The Adagio and Allegro moderato movements proceeded with similar effects, marked by pianism of the highest calibre. The former was riveting in its nostalgic reflection, whilst the latter benefitted from the electrifying Norwegian folk-dance tunes Halling and Springdans dispatched at precisely the correct, controlled tempo.
Following applause of the warmest variety, Naoumoff's encore was no less enchanting as he obliged with a lengthy creation once again spanning the entire gamut of emotions, moods, dynamics and tempi. Seemingly structured and clearly defined as it unfolded, what the audience probably didn't realise was that Naoumoff often takes these moments as an opportunity for pure improvisation.
Yes, this music was improvised on the spot, utilising his immense compositional flare!
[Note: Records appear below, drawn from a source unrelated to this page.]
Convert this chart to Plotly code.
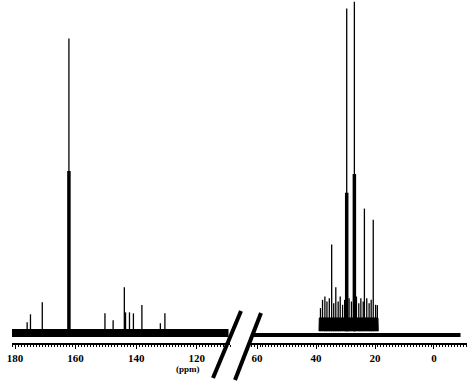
import plotly.graph_objects as go

# ---- data (ppm, relative intensity) ----
left_ppm    = [176.0, 174.9, 171.0, 162.2, 150.3, 147.6, 143.9, 143.5, 142.2, 140.9, 138.1, 132.0, 130.5]
left_height = [2.7,   5.1,   8.8,   88.8,  5.4,   3.3,   13.3,  5.7,   5.7,   5.4,   7.9,   2.4,   5.4]
left_core_ppm    = [162.2]
left_core_height = [48.6]

right_ppm    = [38.5, 37.8, 37.0, 36.3, 35.5, 34.7, 34.0, 33.3, 32.5, 31.8, 31.0, 30.3, 29.6,
                28.8, 28.0, 27.0, 26.3, 25.5, 24.8, 24.0, 23.6, 22.8, 22.0, 21.3, 20.6, 19.8, 19.2]
right_height = [7.0, 9.5, 10.5, 9.0, 10.0, 26.3, 8.5, 13.3, 9.0, 10.5, 8.0, 9.5, 97.9,
                10.0, 9.0, 100.0, 10.5, 8.5, 10.0, 9.0, 37.2, 10.0, 8.5, 9.5, 33.8, 8.0, 7.9]
right_core_ppm    = [29.6, 27.0]
right_core_height = [42.0, 47.7]

cluster_ppm    = [39.0, 38.9, 19.0, 18.9]
cluster_height = [0.0, 4.0, 4.0, 0.0]

left_base_ppm  = [181.0, 109.5]
left_base_lvl  = [-0.6, -0.6]
right_base_ppm = [62.0, -9.0]
right_base_lvl = [-1.2, -1.2]

left_ticks  = [180, 160, 140, 120]
right_ticks = [60, 40, 20, 0]


def sticks(ppm, h):
    xs, ys = [], []
    for p, v in zip(ppm, h):
        xs += [p, p, None]
        ys += [0, v, None]
    return xs, ys


fig = go.Figure()

for ppm, h, core_p, core_h, base_p, base_l, ax, bw in [
    (left_ppm, left_height, left_core_ppm, left_core_height, left_base_ppm, left_base_lvl, "x", 8),
    (right_ppm, right_height, right_core_ppm, right_core_height, right_base_ppm, right_base_lvl, "x2", 4),
]:
    xs, ys = sticks(ppm, h)
    fig.add_trace(go.Scatter(x=xs, y=ys, mode="lines", xaxis=ax, yaxis="y",
                             line=dict(color="black", width=1.3), hoverinfo="skip"))
    xs, ys = sticks(core_p, core_h)
    fig.add_trace(go.Scatter(x=xs, y=ys, mode="lines", xaxis=ax, yaxis="y",
                             line=dict(color="black", width=3.5), hoverinfo="skip"))
    fig.add_trace(go.Scatter(x=base_p, y=base_l, mode="lines", xaxis=ax, yaxis="y",
                             line=dict(color="black", width=bw), hoverinfo="skip"))

fig.add_trace(go.Scatter(x=cluster_ppm, y=cluster_height, mode="lines", xaxis="x2", yaxis="y",
                         fill="toself", fillcolor="black", line=dict(color="black", width=1),
                         hoverinfo="skip"))

axis_common = dict(
    showline=True, linecolor="black", linewidth=2, showgrid=False, zeroline=False,
    ticks="outside", ticklen=4, tickwidth=1, tickcolor="black",
    minor=dict(ticks="outside", ticklen=2, dtick=1, tickcolor="black", tickwidth=1),
    tickfont=dict(family="Liberation Serif", size=11, color="black", weight="bold"),
    anchor="y",
)

W, H = 469, 383
ml, mr, mt, mb = 12, 2, 0, 40
pw = W - ml - mr
ph = H - mt - mb


def px(xp):
    return (xp - ml) / pw


def py(yp):
    return (H - mb - yp) / ph


fig.update_layout(
    width=W, height=H,
    margin=dict(l=ml, r=mr, t=mt, b=mb),
    paper_bgcolor="white", plot_bgcolor="white",
    showlegend=False,
    xaxis=dict(domain=[0, px(230)], range=[181, 109], tickvals=left_ticks, **axis_common),
    xaxis2=dict(domain=[px(250), 1], range=[62.4, -11.2], tickvals=right_ticks, **axis_common),
    yaxis=dict(range=[-3.6, 100.5], visible=False),
    shapes=[
        dict(type="line", xref="paper", yref="paper", x0=px(213), y0=py(378), x1=px(241), y1=py(311),
             line=dict(color="black", width=4)),
        dict(type="line", xref="paper", yref="paper", x0=px(235), y0=py(380), x1=px(261), y1=py(313),
             line=dict(color="black", width=4)),
    ],
    annotations=[
        dict(text="(ppm)", xref="paper", yref="paper", x=px(188), y=py(376), showarrow=False,
             font=dict(family="Liberation Serif", size=9, color="black", weight="bold")),
    ],
)

fig.write_html("out.html", config={"displayModeBar": False},
               post_script="document.body.style.margin='0';")
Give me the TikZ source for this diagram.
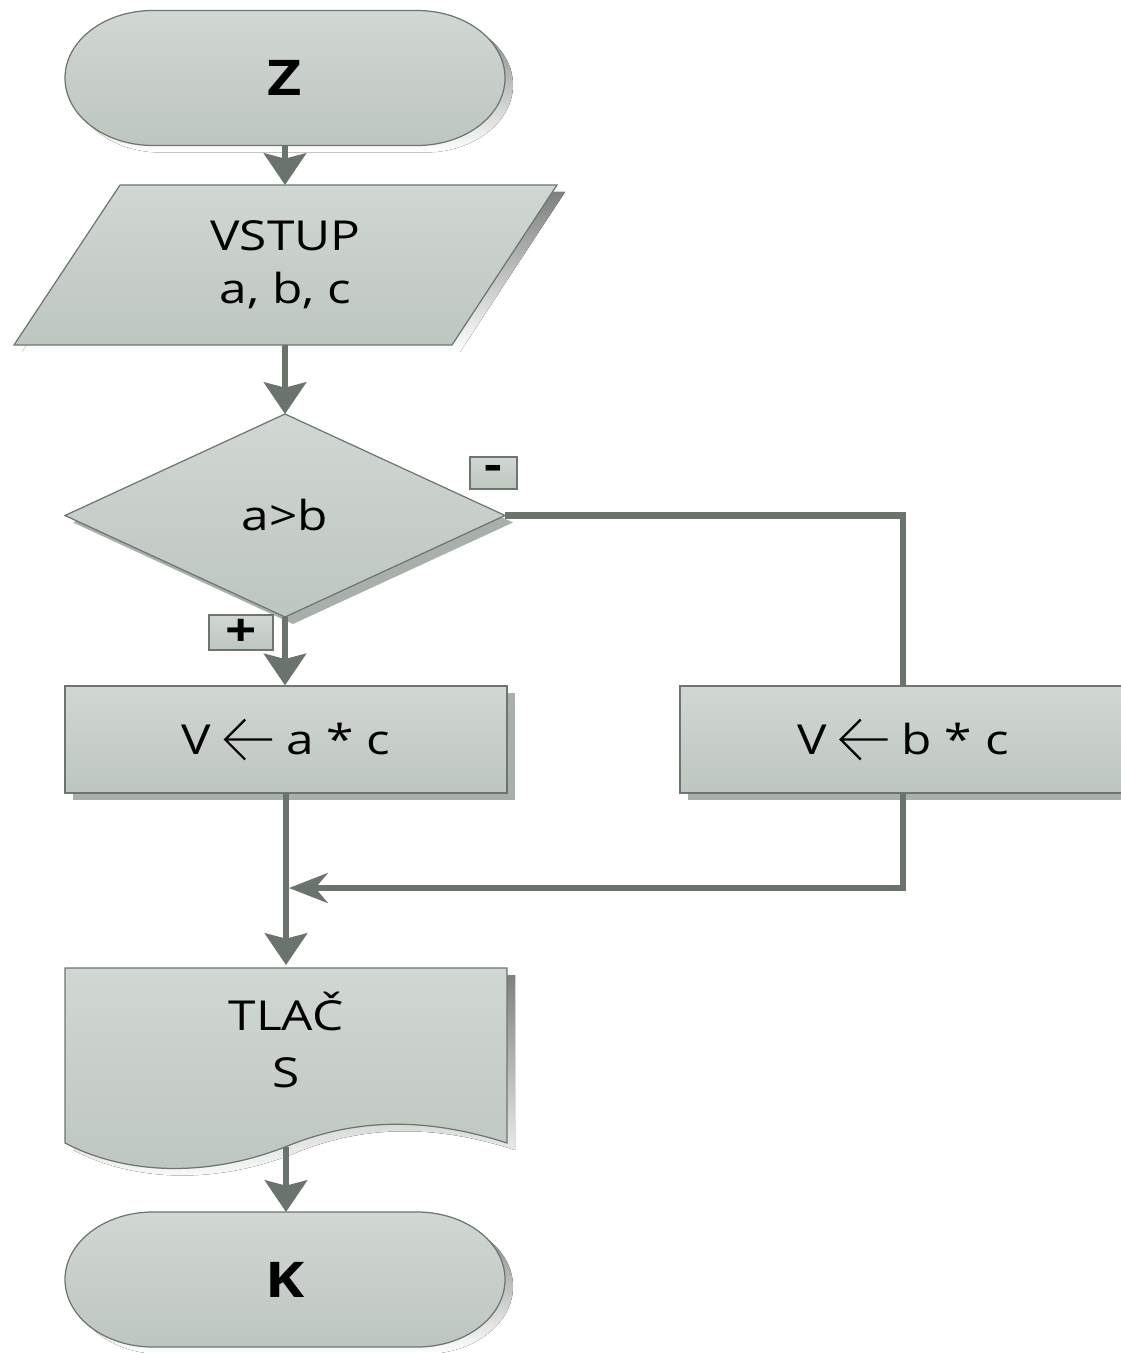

Such a rare and precious link to the very heart of modern-era musical discourse was an utter privilege to behold, and for the RBSO to accompany. One doesn't often feel the urge to extend to superlatives such as mind-bending or mind-blowing, but in this particular case, they both seem wholly appropriate.
The colossal proportions of Wagner's Die Meistersingers overture had served as a very fitting setting of the stage for this concert's main attraction, with its joyous blaze of C major orchestral opulence explored fully by Christian Kunert as he encouraged the RBSO to express themselves in a fully extrovert, unbounded manner. A successful Wagner performance invariably depends on total absorption and submission to the genius' artistic will and manifesto, with the conductor's own nationality naturally contributing to what felt like a most authentic interpretation.
Tchaikovsky's Symphony No.4 is a masterpiece that the RBSO knows extremely well, and a variety of conductors have taken subtlely different approaches to it over the seasons. As with the Wagner, Kunert brought an all-consumingly heart-on-sleeve mindset to the score which drove the ranks of the RBSO to feverishly high levels of excitement and passion. Brass, woodwind, percussion and string sections all gave of their collective best in a convincing bravura performance of distinction.